= Task goal =
Pull out every line below holding the word "matplotlib".

= Dataset excerpt =
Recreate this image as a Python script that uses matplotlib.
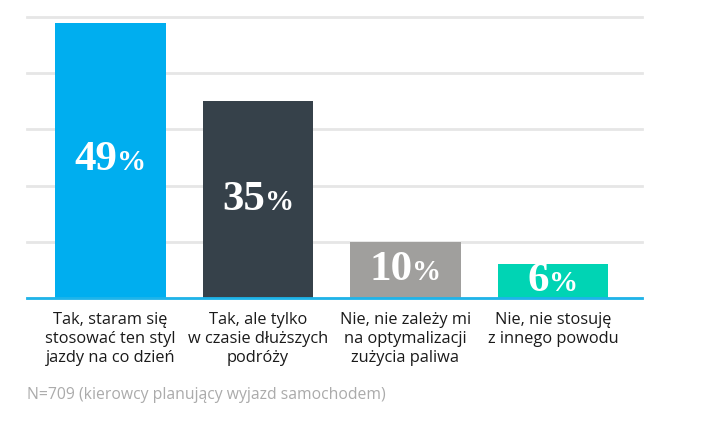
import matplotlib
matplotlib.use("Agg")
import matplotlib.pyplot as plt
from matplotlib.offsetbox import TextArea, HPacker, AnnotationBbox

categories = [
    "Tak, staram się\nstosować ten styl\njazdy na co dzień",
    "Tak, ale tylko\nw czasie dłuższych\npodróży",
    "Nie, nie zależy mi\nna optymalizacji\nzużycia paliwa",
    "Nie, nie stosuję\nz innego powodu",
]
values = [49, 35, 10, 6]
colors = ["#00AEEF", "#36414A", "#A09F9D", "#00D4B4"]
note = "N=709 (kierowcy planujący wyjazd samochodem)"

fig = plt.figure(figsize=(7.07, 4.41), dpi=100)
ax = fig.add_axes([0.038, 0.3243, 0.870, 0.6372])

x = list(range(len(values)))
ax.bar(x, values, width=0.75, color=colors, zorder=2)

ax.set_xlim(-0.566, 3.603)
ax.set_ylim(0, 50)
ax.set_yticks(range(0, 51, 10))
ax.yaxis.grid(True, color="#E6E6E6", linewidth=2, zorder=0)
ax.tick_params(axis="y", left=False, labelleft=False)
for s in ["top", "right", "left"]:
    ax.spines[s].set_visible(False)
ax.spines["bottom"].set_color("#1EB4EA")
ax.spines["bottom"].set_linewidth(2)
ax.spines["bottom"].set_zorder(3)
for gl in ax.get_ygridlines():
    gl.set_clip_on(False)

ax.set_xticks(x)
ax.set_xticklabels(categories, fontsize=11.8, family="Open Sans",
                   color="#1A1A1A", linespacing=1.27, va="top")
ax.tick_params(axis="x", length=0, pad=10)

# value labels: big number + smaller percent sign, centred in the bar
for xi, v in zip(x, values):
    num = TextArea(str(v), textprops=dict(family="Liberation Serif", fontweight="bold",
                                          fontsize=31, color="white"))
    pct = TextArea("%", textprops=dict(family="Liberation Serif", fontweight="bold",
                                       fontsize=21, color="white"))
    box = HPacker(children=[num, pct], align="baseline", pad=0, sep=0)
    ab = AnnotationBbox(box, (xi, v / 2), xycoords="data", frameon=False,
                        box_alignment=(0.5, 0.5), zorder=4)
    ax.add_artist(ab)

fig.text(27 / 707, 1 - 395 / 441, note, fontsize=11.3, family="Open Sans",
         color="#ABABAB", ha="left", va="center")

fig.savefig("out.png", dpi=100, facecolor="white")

= Final result =
Recreate this image as a Python script that uses matplotlib.
import matplotlib
matplotlib.use("Agg")
import matplotlib.pyplot as plt
from matplotlib.offsetbox import TextArea, HPacker, AnnotationBbox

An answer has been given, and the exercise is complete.